Where is the electron in an orbital?  Unanswerable question, Heisenberg uncertainty principle


Friday, September 23
So, how do we describe the electron in the H atom?

By its energy and by a Statistical description: we can't know for sure where it is, but we can say where it is likely to be - probability.


When an electron is in a specific orbital, we know 2 important things:
1.  where the electron is likely to be
2.  what energy the electron has

To label atomic orbitals, we covered 7.6 Quantum Numbers.  There are rules associated with these numbers.  The set of quantum numbers tells us about the size, shape and orientation of an orbital.

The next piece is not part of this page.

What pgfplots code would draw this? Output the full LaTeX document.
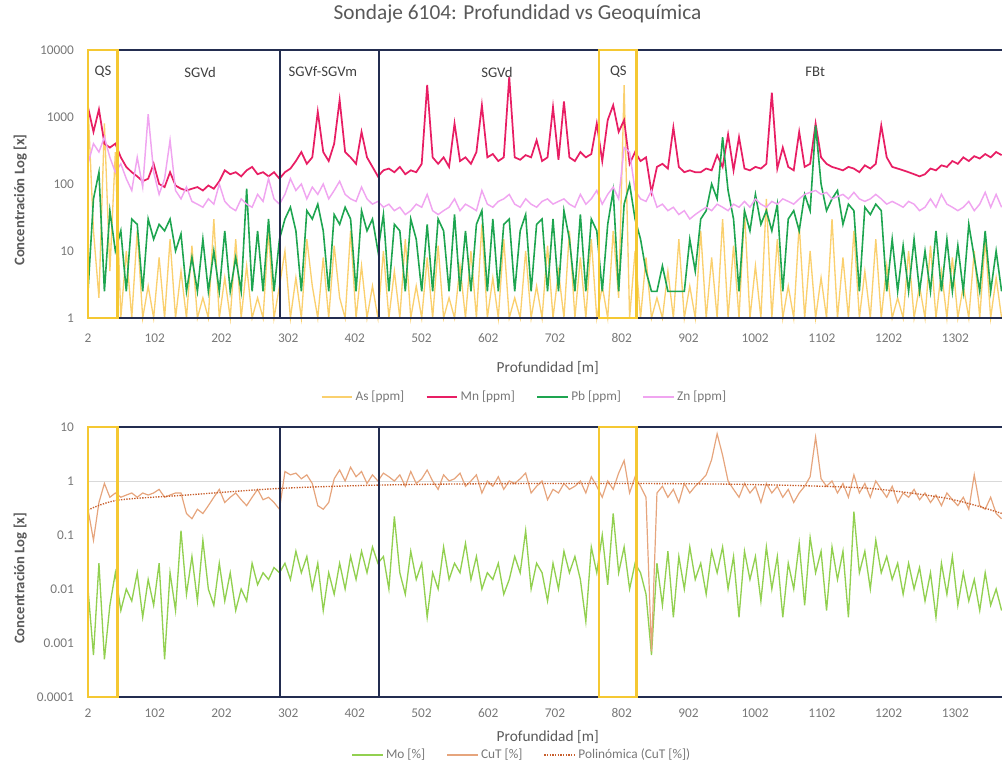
\documentclass[border=0pt]{standalone}
\usepackage{fontspec}
\setmainfont{Carlito}
\usepackage{pgfplots}
\pgfplotsset{compat=1.18}
\usepackage{pgfplotstable}

\definecolor{ascol}{RGB}{250,208,110}
\definecolor{mncol}{RGB}{232,30,100}
\definecolor{pbcol}{RGB}{30,165,80}
\definecolor{zncol}{RGB}{240,165,240}
\definecolor{mocol}{RGB}{146,208,80}
\definecolor{cutcol}{RGB}{230,165,125}
\definecolor{polycol}{RGB}{200,95,45}
\definecolor{qscol}{RGB}{245,200,50}
\definecolor{navycol}{RGB}{35,45,80}
\definecolor{txtgray}{RGB}{89,89,89}
\definecolor{tickgray}{RGB}{120,120,120}

% profundidad [m], As, Mn, Pb, Zn [ppm]
\pgfplotstableread{
x As Mn Pb Zn
2 1500 1400 2.5 200
10.2 20 600 60 400
18.4 2 1300 150 300
26.6 800 400 2.5 500
34.8 5 350 40 250
43 300 400 10 150
51.2 1 250 20 200
59.4 10 180 2.5 120
67.6 1 150 30 80
75.8 20 130 25 250
84 1 110 2.5 90
92.2 3 120 30 1100
100.4 1 200 15 150
108.6 8 100 25 70
116.8 1 90 20 120
125 15 150 30 450
133.2 1 95 10 80
141.4 5 85 18 60
149.6 1 80 2.5 90
157.8 12 85 8 55
166 1 90 2.5 50
174.2 2 80 15 45
182.4 1 95 2.5 60
190.6 30 85 10 50
198.8 1 110 2.5 100
207 4 160 20 55
215.2 1 140 2.5 45
223.4 15 150 8 40
231.6 1 130 2.5 60
239.8 6 160 85 50
248 1 180 2.5 45
256.2 2 140 20 70
264.4 1 150 2.5 55
272.6 20 130 30 120
280.8 1 150 2.5 60
289 3 120 15 50
297.2 10 150 30 70
305.4 1 170 45 120
313.6 4 220 20 80
321.8 1 300 2.5 100
330 15 200 40 60
338.2 3 250 30 90
346.4 1 1200 50 70
354.6 8 300 20 100
362.8 1 220 2.5 60
371 12 400 35 80
379.2 2 1800 25 110
387.4 1 300 45 70
395.6 20 250 30 60
403.8 1 200 2.5 55
412 6 600 40 90
420.2 1 250 20 60
428.4 3 180 30 50
436.6 1 130 10 55
444.8 10 160 35 45
453 1 170 2.5 50
461.2 5 150 25 40
469.4 1 180 20 45
477.6 15 140 2.5 35
485.8 1 160 30 40
494 3 150 15 50
502.2 1 200 2.5 45
510.4 8 3000 25 70
518.6 1 250 2.5 40
526.8 12 200 30 35
535 1 250 20 40
543.2 2 180 2.5 45
551.4 1 800 35 60
559.6 6 220 2.5 40
567.8 1 250 20 50
576 10 200 2.5 45
584.2 1 300 25 40
592.4 25 1500 40 80
600.6 1 250 2.5 50
608.8 4 280 30 45
617 1 220 2.5 55
625.2 15 250 25 60
633.4 1 4000 30 70
641.6 2 250 2.5 50
649.8 1 230 20 45
658 10 270 35 60
666.2 1 250 2.5 50
674.4 3 450 25 45
682.6 1 220 30 55
690.8 12 250 2.5 60
699 1 1400 30 50
707.2 5 230 2.5 55
715.4 1 1700 40 60
723.6 20 250 15 50
731.8 1 220 2.5 45
740 8 300 35 70
748.2 1 250 2.5 50
756.4 15 280 30 60
764.6 1 800 20 80
772.8 3 220 2.5 50
781 1 900 25 70
789.2 20 1500 80 90
797.4 2 600 2.5 60
805.6 3000 900 50 350
813.8 1 200 100 300
822 10 300 30 80
830.2 1 220 15 60
838.4 8 250 5 55
846.6 1 75 2.5 80
854.8 2 180 2.5 45
863 1 200 6 50
871.2 5 170 2.5 40
879.4 1 700 2.5 45
887.6 15 180 2.5 35
895.8 1 150 2.5 40
904 3 160 15 30
912.2 1 150 5 35
920.4 20 150 30 40
928.6 1 170 40 45
936.8 8 160 100 40
945 1 270 60 50
953.2 30 180 500 45
961.4 1 550 80 40
969.6 12 160 30 50
977.8 1 500 2.5 45
986 40 170 40 55
994.2 1 160 20 45
1002.4 6 180 70 60
1010.6 1 170 25 50
1018.8 60 200 40 45
1027 1 2300 20 55
1035.2 15 170 50 50
1043.4 1 350 2.5 60
1051.6 3 180 30 55
1059.8 1 160 40 50
1068 25 600 20 60
1076.2 1 180 70 70
1084.4 10 200 40 75
1092.6 1 800 750 80
1100.8 4 250 100 70
1109 1 200 40 75
1117.2 30 180 60 60
1125.4 1 170 80 65
1133.6 8 160 25 70
1141.8 1 180 50 60
1150 20 170 40 75
1158.2 1 150 2.5 60
1166.4 5 190 45 55
1174.6 1 170 35 60
1182.8 15 200 50 70
1191 1 750 40 60
1199.2 6 250 2.5 50
1207.4 1 180 15 55
1215.6 2 170 2.5 50
1223.8 1 160 12 45
1232 10 150 2.5 55
1240.2 1 140 15 50
1248.4 3 130 2.5 40
1256.6 1 140 10 45
1264.8 12 170 2.5 60
1273 1 160 20 45
1281.2 5 190 2.5 70
1289.4 1 180 15 50
1297.6 8 220 2.5 45
1305.8 1 200 12 40
1314 3 250 2.5 45
1322.2 1 220 25 55
1330.4 10 260 8 40
1338.6 1 240 2.5 50
1346.8 15 280 20 75
1355 1 250 2.5 45
1363.2 4 300 10 70
1371.4 1 270 2.5 45
}\geoquim

% profundidad [m], Mo [%], CuT [%]
\pgfplotstableread{
x Mo CuT
2 0.01 0.3
10.2 0.0006 0.08
18.4 0.03 0.4
26.6 0.0005 0.9
34.8 0.005 0.5
43 0.02 0.6
51.2 0.004 0.5
59.4 0.01 0.55
67.6 0.006 0.6
75.8 0.02 0.5
84 0.003 0.6
92.2 0.015 0.55
100.4 0.005 0.6
108.6 0.03 0.7
116.8 0.0005 0.5
125 0.02 0.55
133.2 0.004 0.6
141.4 0.12 0.6
149.6 0.008 0.25
157.8 0.04 0.2
166 0.006 0.3
174.2 0.08 0.25
182.4 0.01 0.35
190.6 0.005 0.5
198.8 0.03 0.7
207 0.006 0.4
215.2 0.02 0.5
223.4 0.004 0.6
231.6 0.01 0.45
239.8 0.006 0.35
248 0.03 0.5
256.2 0.012 0.7
264.4 0.02 0.45
272.6 0.015 0.5
280.8 0.025 0.4
289 0.02 0.3
297.2 0.03 1.5
305.4 0.015 1.3
313.6 0.05 1.4
321.8 0.02 1.1
330 0.04 1.3
338.2 0.01 0.9
346.4 0.03 0.35
354.6 0.004 0.3
362.8 0.02 0.4
371 0.008 1.1
379.2 0.03 1.6
387.4 0.01 1.0
395.6 0.04 1.8
403.8 0.015 1.2
412 0.05 1.5
420.2 0.02 0.9
428.4 0.06 1.3
436.6 0.03 1.0
444.8 0.04 1.4
453 0.01 1.2
461.2 0.22 1.0
469.4 0.02 1.3
477.6 0.008 0.8
485.8 0.05 1.5
494 0.015 0.9
502.2 0.03 1.1
510.4 0.003 1.6
518.6 0.02 1.0
526.8 0.01 0.7
535 0.06 1.3
543.2 0.015 1.0
551.4 0.03 1.1
559.6 0.02 1.4
567.8 0.07 0.8
576 0.015 1.0
584.2 0.04 1.3
592.4 0.01 0.6
600.6 0.02 1.0
608.8 0.015 0.8
617 0.03 1.2
625.2 0.008 0.7
633.4 0.015 1.0
641.6 0.04 0.9
649.8 0.02 1.1
658 0.12 1.4
666.2 0.01 0.6
674.4 0.03 0.8
682.6 0.02 1.0
690.8 0.006 0.45
699 0.03 0.7
707.2 0.01 0.6
715.4 0.05 0.9
723.6 0.02 0.7
731.8 0.04 0.8
740 0.015 1.0
748.2 0.0025 0.6
756.4 0.06 1.2
764.6 0.02 0.8
772.8 0.1 0.5
781 0.012 1.0
789.2 0.25 0.7
797.4 0.02 1.4
805.6 0.06 2.4
813.8 0.01 0.6
822 0.03 1.2
830.2 0.02 0.8
838.4 0.008 0.5
846.6 0.0006 0.0007
854.8 0.03 0.6
863 0.005 0.8
871.2 0.05 0.5
879.4 0.003 0.7
887.6 0.04 0.4
895.8 0.01 0.9
904 0.06 0.6
912.2 0.015 0.8
920.4 0.03 1.0
928.6 0.008 1.3
936.8 0.05 2.5
945 0.02 7.5
953.2 0.06 3.0
961.4 0.01 1.0
969.6 0.04 0.7
977.8 0.003 0.5
986 0.05 0.9
994.2 0.015 0.6
1002.4 0.04 0.8
1010.6 0.006 0.4
1018.8 0.06 0.9
1027 0.01 0.6
1035.2 0.04 0.8
1043.4 0.003 0.5
1051.6 0.03 0.7
1059.8 0.01 0.4
1068 0.07 0.6
1076.2 0.005 0.8
1084.4 0.09 1.2
1092.6 0.02 6.5
1100.8 0.05 1.1
1109 0.004 0.8
1117.2 0.06 1.0
1125.4 0.015 0.6
1133.6 0.05 0.9
1141.8 0.003 0.5
1150 0.27 1.3
1158.2 0.02 0.6
1166.4 0.05 0.9
1174.6 0.01 0.5
1182.8 0.08 1.0
1191 0.02 0.7
1199.2 0.04 0.5
1207.4 0.015 0.8
1215.6 0.03 0.4
1223.8 0.008 0.6
1232 0.03 0.5
1240.2 0.01 0.7
1248.4 0.025 0.45
1256.6 0.006 0.6
1264.8 0.02 0.4
1273 0.003 0.55
1281.2 0.03 0.35
1289.4 0.008 0.6
1297.6 0.04 0.45
1305.8 0.005 0.35
1314 0.02 0.5
1322.2 0.006 0.3
1330.4 0.015 1.3
1338.6 0.004 0.35
1346.8 0.02 0.3
1355 0.005 0.5
1363.2 0.01 0.25
1371.4 0.004 0.2
}\cobremo

\pgfplotsset{
  panel/.style={
    scale only axis,
    width=685.5pt,
    xmin=2, xmax=1372,
    clip=false,
    axis line style={draw=none},
    major tick length=0pt,
    minor tick length=0pt,
    xtick={2,102,...,1302},
    xticklabels={2,102,202,302,402,502,602,702,802,902,1002,1102,1202,1302},
    ticklabel style={font=\fontsize{10}{12}\selectfont, text=tickgray},
    yticklabel style={xshift=-7pt},
    xlabel={Profundidad [m]},
    ylabel={Concentración Log [x]},
    every axis y label/.style={at={(axis description cs:-0.074,0.44)}, rotate=90,
      anchor=center, font=\fontsize{11}{13}\selectfont\bfseries, text=txtgray},
    legend style={draw=none, fill=none, legend columns=-1, anchor=center,
      font=\fontsize{10}{12}\selectfont, text=tickgray,
      /tikz/every even column/.append style={column sep=14pt}},
    legend image code/.code={\draw[#1] (0pt,0pt) -- (23pt,0pt);},
  },
}
\tikzset{
  navybox/.style={draw=navycol, line width=2pt},
  qsbox/.style={draw=qscol, line width=2pt},
  unit/.style={font=\fontsize{11}{13}\selectfont, text=black!75},
}

\begin{document}
\begin{tikzpicture}
\path[use as bounding box] (0pt,0pt) rectangle (751.5pt,-572.25pt);

% ---- panel superior: As, Mn, Pb, Zn ----
\begin{semilogyaxis}[
  panel,
  at={(66pt,-238.5pt)}, anchor=south west,
  height=201pt,
  ymin=1, ymax=10000,
  ytick={1,10,100,1000,10000},
  yticklabels={1,10,100,1000,10000},
  xticklabel style={yshift=-8pt},
  title={Sondaje 6104: Profundidad vs Geoquímica},
  title style={at={(axis description cs:0.47,1.104)}, anchor=center,
    font=\fontsize{16}{18}\selectfont, text=txtgray},
  every axis x label/.style={at={(axis description cs:0.503,-0.187)}, anchor=center,
    font=\fontsize{11.5}{13}\selectfont, text=txtgray},
  legend style={at={(axis description cs:0.478,-0.295)}},
]
\addplot[ascol, line width=1pt] table[x=x, y=As]{\geoquim};
\addlegendentry{As [ppm]}
\addplot[mncol, line width=1.3pt] table[x=x, y=Mn]{\geoquim};
\addlegendentry{Mn [ppm]}
\addplot[pbcol, line width=1.2pt] table[x=x, y=Pb]{\geoquim};
\addlegendentry{Pb [ppm]}
\addplot[zncol, line width=1.1pt] table[x=x, y=Zn]{\geoquim};
\addlegendentry{Zn [ppm]}

\draw[navybox] (axis cs:46,1) rectangle (axis cs:290,10000);
\draw[navybox] (axis cs:290,1) rectangle (axis cs:438,10000);
\draw[navybox] (axis cs:438,1) rectangle (axis cs:768,10000);
\draw[navybox] (axis cs:1372,1) -- (axis cs:824,1) -- (axis cs:824,10000) -- (axis cs:1372,10000);
\draw[qsbox] (axis cs:2,1) rectangle (axis cs:46,10000);
\draw[qsbox] (axis cs:768,1) rectangle (axis cs:824,10000);

\node[unit] at (axis cs:24.5,4700) {QS};
\node[unit] at (axis cs:170,4700) {SGVd};
\node[unit] at (axis cs:354,4700) {SGVf-SGVm};
\node[unit] at (axis cs:615,4700) {SGVd};
\node[unit] at (axis cs:797,4700) {QS};
\node[unit] at (axis cs:1092,4700) {FBt};
\end{semilogyaxis}

% ---- panel inferior: Mo, CuT ----
\begin{semilogyaxis}[
  panel,
  at={(66pt,-522.75pt)}, anchor=south west,
  height=202.5pt,
  ymin=0.0001, ymax=10,
  ytick={0.0001,0.001,0.01,0.1,1,10},
  yticklabels={0.0001,0.001,0.01,0.1,1,10},
  xticklabel style={yshift=-5pt},
  every axis x label/.style={at={(axis description cs:0.503,-0.148)}, anchor=center,
    font=\fontsize{11.5}{13}\selectfont, text=txtgray},
  legend style={at={(axis description cs:0.475,-0.215)}},
]
\draw[black!15, line width=0.6pt] (axis cs:2,1) -- (axis cs:1372,1);
\addplot[mocol, line width=1pt] table[x=x, y=Mo]{\cobremo};
\addlegendentry{Mo [\%]}
\addplot[cutcol, line width=0.9pt] table[x=x, y=CuT]{\cobremo};
\addlegendentry{CuT [\%]}
\addplot[polycol, line width=1pt, densely dotted, smooth] coordinates {
  (2,0.29) (46,0.44) (150,0.55) (290,0.73) (438,0.84) (600,0.89) (768,0.9)
  (900,0.89) (1000,0.86) (1100,0.8) (1180,0.72) (1280,0.5) (1330,0.36) (1372,0.25)
};
\addlegendentry{Polinómica (CuT [\%])}

\draw[navybox] (axis cs:46,0.0001) rectangle (axis cs:290,10);
\draw[navybox] (axis cs:290,0.0001) rectangle (axis cs:438,10);
\draw[navybox] (axis cs:438,0.0001) rectangle (axis cs:768,10);
\draw[navybox] (axis cs:1372,0.0001) -- (axis cs:824,0.0001) -- (axis cs:824,10) -- (axis cs:1372,10);
\draw[qsbox] (axis cs:2,0.0001) rectangle (axis cs:46,10);
\draw[qsbox] (axis cs:768,0.0001) rectangle (axis cs:824,10);
\end{semilogyaxis}
\end{tikzpicture}
\end{document}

We had DEMO 1!!!!  Info about Demonstration #1 can also be found in D2L
Emission (Atomic Spectra)
Remember, an atom in an excited state can emit light of specific wavelength when falling back to the ground state
1. Discharge tubes containing selected noble gases:

2. Flame tests: in expt 2, you’ll do your own examples

For both of these parts, if we passed the light through a prism, we would see a line spectrum!


Monday, September 26
We introduced the rules for quantum numbers. Exercises: 56, 60, 66
SKILL: given a set of quantum numbers, determine if the numbers are valid, and if so, label the orbitals
SKILL: given a shell or subshell,  determine the quantum numbers for all the orbitals (or give the number of orbitals)
SKILL: given an orbital designation, determine the quantum numbers

REMEMBER: All orbital shapes for H atom come from mathematical functions
We started to look at the way chemists visualise 7.7 Atomic Orbitals (or AOs)

Convention: relative orbital size based on 90% of the total electron probability

Wednesday, September 28
Some quantum number homework: answer.

We continued discussing 7.7 Atomic Orbitals, for s orbitals and looked at the energy levels in the H atom.

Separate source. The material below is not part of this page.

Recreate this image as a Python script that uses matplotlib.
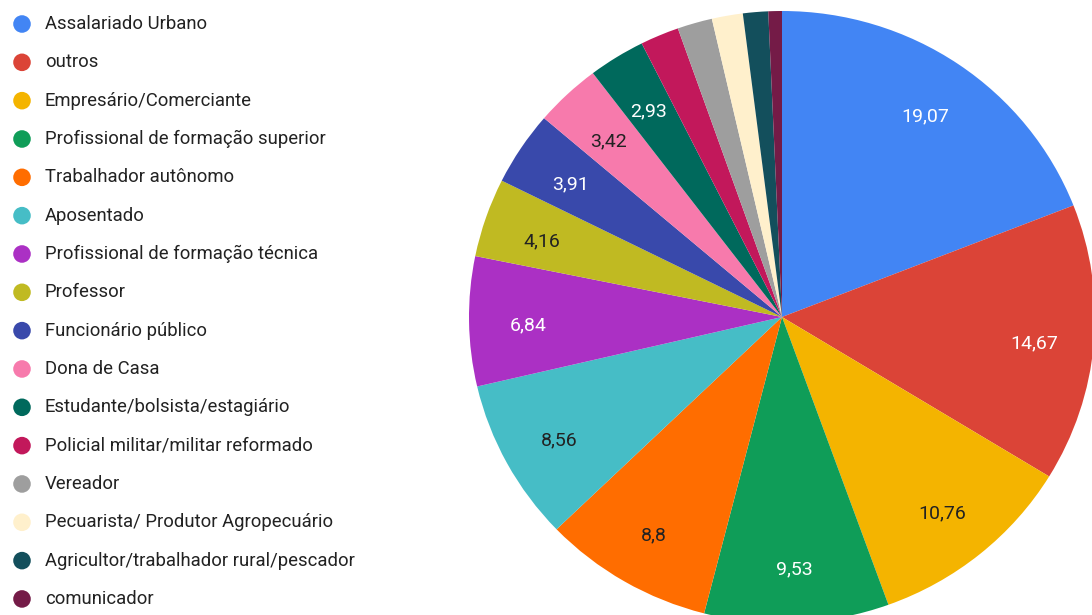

Definition: all energies are the same for degenerate orbitals.
REMEMBER: All orbital shapes for H atom come from mathematical functions

We looked more carefully at the 1s, 2s, and 3s orbitals.  The overlapping radial probability diagram showed the nodes of the 2s, and 3s orbitals.

IMPORTANT An electron in 3s would be farther away (most of the time) than an electron in 1s, but the 3s electron  would ALWAYS have more energy than the 1s electron.


Friday, September 30
We drew p orbitals and talked about their shapes and energies.
Then we drew d orbitals and talked about their shapes and energies.

Demo 2 - a preview of the next chapter!